Heat canola oil in a pressure cooker. If you are not using a pressure cooker, a Dutch oven or deep sided heavy bottomed saucepan will work just as well. ( look at NOTES for directions)

Add sliced onion to hot oil and let the onions get golden brown.

Add the spice paste in at this point, lower heat and let the spice paste sauté well for 5 minutes. You should be able to see small oil bubbles in the bottom of the pan. It's the oil separating from the spice paste. 


At this point the lamb goes in now along with the remaining water and salt. 

Let the gravy come a boil. Put the pressure cooker lid on and cover the opening with the whistle contraption. You are supposed to wait until steam rises from the opening and then close the opening. But I am a veteran of many pressure cooker disasters and have learnt to place the whistle on top of the opening right from the start. 

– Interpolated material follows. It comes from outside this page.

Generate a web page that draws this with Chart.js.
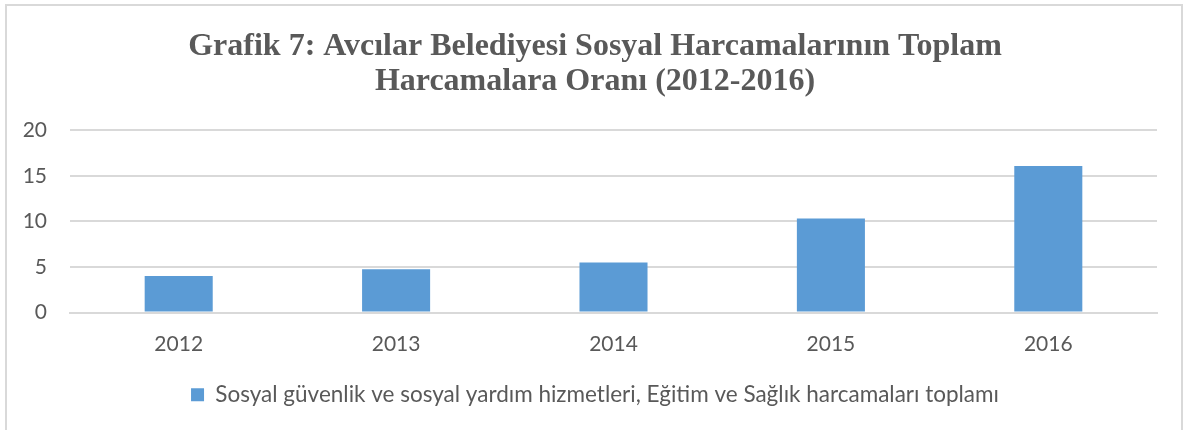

The whistle will wiggle and let out a piercing whistle-like sound. Now turn the flame to the lowest point  and cook undisturbed for 15 minutes. 

Turn off the flame after 15 minutes and let the pressure cooker sit for another 10 minutes to decompress. If you are in a real hurry, run some cold water over the pressure cooker for 3 to 5 minutes and then open the top.

Open carefully as a lot of steam will escape.

Sprinkle garam masala and cilantro and serve the curry with either rice or roti.



NOTES

I use lamb shoulder steaks, either the round bone or shoulder bone cuts. You could use lamb neck but I think it is too fatty. Trim the fat and cut the lamb into chunks. Use the bones especially with meat attached to it. The meat tastes wonderful cooked on the bone.

As I said , you don't have to use a pressure cooker. If you cook the lamb stovetop, just add more water and cover tightly. Lower the flame to medium and stir the curry now and them. It should take 40 - 45 minutes. I find the texture of lamb cooked this way a little different. The meat tends to shred better.

I have had many mishaps with my pressure cooker! But I still persevere. It really is the fastest way to put a lamb or mutton curry on the table. Presurre cookers come in a broad spectrum of sizes, shapes and work ethics! I use a Prestige Pressure Pan. Amazon sells them in the US. It is kind of old world style, not like the modern Fagor. Just follow the manuals and you should be fine.

Mutton takes the same time to cook as lamb.

The korma is a great make-ahead curry. You could make it two days ahead and keep it in the fridge. Refresh with cilantro just before you serve it.



Rice is steaming. Phulkas are rolled and flame puffed. Marrow spoons sit by plates. Oh yes, in India we have special stainless steel devices to dig out tasty marrow bits.

 

You cant really call it a spoon, more a slender, flat, steel skewer, able to penetrate the narrow bones. I forgo a fork and spoon for the primal utensil, my fingers. I am sure it will be a finger-licking meal.